- **GIVEN INSTRUCTION**
Extract the lines from the first line of the records below through the line containing "fig = go.Figure()", inclusive, and reproduce them exactly as written.

- **AVAILABLE RECORDS**
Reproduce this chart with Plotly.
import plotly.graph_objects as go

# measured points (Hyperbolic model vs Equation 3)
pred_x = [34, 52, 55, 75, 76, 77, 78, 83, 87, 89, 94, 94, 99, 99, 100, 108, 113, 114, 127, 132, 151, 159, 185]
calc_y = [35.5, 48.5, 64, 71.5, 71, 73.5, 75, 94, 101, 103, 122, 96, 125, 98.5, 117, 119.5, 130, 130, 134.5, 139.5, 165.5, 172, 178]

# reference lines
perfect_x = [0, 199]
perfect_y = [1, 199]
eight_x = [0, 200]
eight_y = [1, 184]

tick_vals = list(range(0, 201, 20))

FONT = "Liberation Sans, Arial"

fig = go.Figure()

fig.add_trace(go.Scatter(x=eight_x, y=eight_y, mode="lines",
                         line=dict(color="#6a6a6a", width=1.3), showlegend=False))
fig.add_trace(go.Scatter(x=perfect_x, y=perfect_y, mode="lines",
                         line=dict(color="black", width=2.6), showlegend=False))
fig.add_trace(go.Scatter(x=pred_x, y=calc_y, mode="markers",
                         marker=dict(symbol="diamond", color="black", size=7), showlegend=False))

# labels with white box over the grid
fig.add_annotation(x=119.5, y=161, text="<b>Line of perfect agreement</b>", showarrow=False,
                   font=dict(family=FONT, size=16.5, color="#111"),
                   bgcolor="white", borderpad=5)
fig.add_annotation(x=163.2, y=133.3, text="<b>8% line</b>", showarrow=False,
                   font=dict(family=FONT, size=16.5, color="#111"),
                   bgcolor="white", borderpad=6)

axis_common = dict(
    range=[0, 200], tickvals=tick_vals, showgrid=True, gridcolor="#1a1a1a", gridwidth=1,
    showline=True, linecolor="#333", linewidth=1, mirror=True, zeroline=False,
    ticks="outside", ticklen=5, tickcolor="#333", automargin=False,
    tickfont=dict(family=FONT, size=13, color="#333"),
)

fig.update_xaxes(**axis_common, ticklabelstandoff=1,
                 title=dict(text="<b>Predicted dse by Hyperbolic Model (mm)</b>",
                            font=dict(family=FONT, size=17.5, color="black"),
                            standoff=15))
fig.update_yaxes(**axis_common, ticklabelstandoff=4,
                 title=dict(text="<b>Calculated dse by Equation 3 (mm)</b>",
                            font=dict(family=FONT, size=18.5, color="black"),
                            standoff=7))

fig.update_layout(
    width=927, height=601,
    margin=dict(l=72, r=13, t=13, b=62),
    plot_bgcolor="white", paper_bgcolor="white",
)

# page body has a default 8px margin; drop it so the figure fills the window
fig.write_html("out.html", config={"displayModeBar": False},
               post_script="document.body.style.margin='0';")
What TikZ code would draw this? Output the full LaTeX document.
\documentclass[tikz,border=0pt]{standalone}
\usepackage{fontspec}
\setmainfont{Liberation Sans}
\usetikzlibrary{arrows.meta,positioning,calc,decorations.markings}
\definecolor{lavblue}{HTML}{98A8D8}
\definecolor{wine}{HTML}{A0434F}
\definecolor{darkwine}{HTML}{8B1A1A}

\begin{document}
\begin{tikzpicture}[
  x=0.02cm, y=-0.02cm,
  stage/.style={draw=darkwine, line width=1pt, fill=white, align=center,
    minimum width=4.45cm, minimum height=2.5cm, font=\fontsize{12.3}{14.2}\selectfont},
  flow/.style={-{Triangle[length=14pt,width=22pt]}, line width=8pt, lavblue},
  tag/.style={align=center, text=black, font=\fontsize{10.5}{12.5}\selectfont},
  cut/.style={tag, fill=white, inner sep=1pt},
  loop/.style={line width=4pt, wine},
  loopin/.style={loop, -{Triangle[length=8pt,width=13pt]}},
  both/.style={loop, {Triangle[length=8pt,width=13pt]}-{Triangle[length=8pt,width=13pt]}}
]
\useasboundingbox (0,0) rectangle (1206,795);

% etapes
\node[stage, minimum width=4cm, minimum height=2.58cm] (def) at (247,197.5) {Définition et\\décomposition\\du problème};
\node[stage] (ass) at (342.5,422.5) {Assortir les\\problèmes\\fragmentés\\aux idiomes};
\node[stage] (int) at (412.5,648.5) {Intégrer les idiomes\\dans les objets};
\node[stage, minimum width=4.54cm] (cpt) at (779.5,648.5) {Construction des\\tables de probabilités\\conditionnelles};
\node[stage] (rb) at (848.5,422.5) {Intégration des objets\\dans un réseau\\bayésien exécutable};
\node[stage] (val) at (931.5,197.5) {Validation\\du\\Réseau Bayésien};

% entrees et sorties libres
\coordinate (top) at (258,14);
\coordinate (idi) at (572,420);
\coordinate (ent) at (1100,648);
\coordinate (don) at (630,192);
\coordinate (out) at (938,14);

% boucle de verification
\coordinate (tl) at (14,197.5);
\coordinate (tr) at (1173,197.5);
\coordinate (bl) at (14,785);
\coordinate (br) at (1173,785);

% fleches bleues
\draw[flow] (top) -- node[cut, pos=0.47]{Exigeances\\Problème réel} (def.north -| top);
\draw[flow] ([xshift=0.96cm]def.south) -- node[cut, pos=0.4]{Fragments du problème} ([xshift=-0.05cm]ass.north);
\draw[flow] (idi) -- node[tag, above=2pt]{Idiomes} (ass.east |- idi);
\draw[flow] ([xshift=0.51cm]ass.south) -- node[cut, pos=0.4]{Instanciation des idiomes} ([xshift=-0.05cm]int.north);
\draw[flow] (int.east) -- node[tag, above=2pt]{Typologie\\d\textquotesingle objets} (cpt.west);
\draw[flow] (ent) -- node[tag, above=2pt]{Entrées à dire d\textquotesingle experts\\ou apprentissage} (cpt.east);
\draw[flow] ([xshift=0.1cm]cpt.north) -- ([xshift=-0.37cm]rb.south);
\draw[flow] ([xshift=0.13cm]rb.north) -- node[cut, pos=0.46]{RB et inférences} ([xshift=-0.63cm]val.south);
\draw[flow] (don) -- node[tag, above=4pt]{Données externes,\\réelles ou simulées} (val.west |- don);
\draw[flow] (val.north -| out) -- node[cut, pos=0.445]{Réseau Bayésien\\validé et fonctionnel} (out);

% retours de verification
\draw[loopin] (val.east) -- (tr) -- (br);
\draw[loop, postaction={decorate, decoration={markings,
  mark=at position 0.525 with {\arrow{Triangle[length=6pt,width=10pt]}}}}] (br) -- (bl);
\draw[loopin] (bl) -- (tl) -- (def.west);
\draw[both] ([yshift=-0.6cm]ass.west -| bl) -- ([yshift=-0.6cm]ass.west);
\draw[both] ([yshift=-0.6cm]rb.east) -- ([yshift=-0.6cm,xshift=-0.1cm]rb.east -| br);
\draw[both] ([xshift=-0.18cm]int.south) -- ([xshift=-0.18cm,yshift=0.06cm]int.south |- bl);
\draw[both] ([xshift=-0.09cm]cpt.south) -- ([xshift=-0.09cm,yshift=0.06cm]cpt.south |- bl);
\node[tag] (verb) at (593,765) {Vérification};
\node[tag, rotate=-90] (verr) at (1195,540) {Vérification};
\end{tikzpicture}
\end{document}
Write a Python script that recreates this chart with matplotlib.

- **EXERCISE OUTPUT**
Reproduce this chart with Plotly.
import plotly.graph_objects as go

# measured points (Hyperbolic model vs Equation 3)
pred_x = [34, 52, 55, 75, 76, 77, 78, 83, 87, 89, 94, 94, 99, 99, 100, 108, 113, 114, 127, 132, 151, 159, 185]
calc_y = [35.5, 48.5, 64, 71.5, 71, 73.5, 75, 94, 101, 103, 122, 96, 125, 98.5, 117, 119.5, 130, 130, 134.5, 139.5, 165.5, 172, 178]

# reference lines
perfect_x = [0, 199]
perfect_y = [1, 199]
eight_x = [0, 200]
eight_y = [1, 184]

tick_vals = list(range(0, 201, 20))

FONT = "Liberation Sans, Arial"

fig = go.Figure()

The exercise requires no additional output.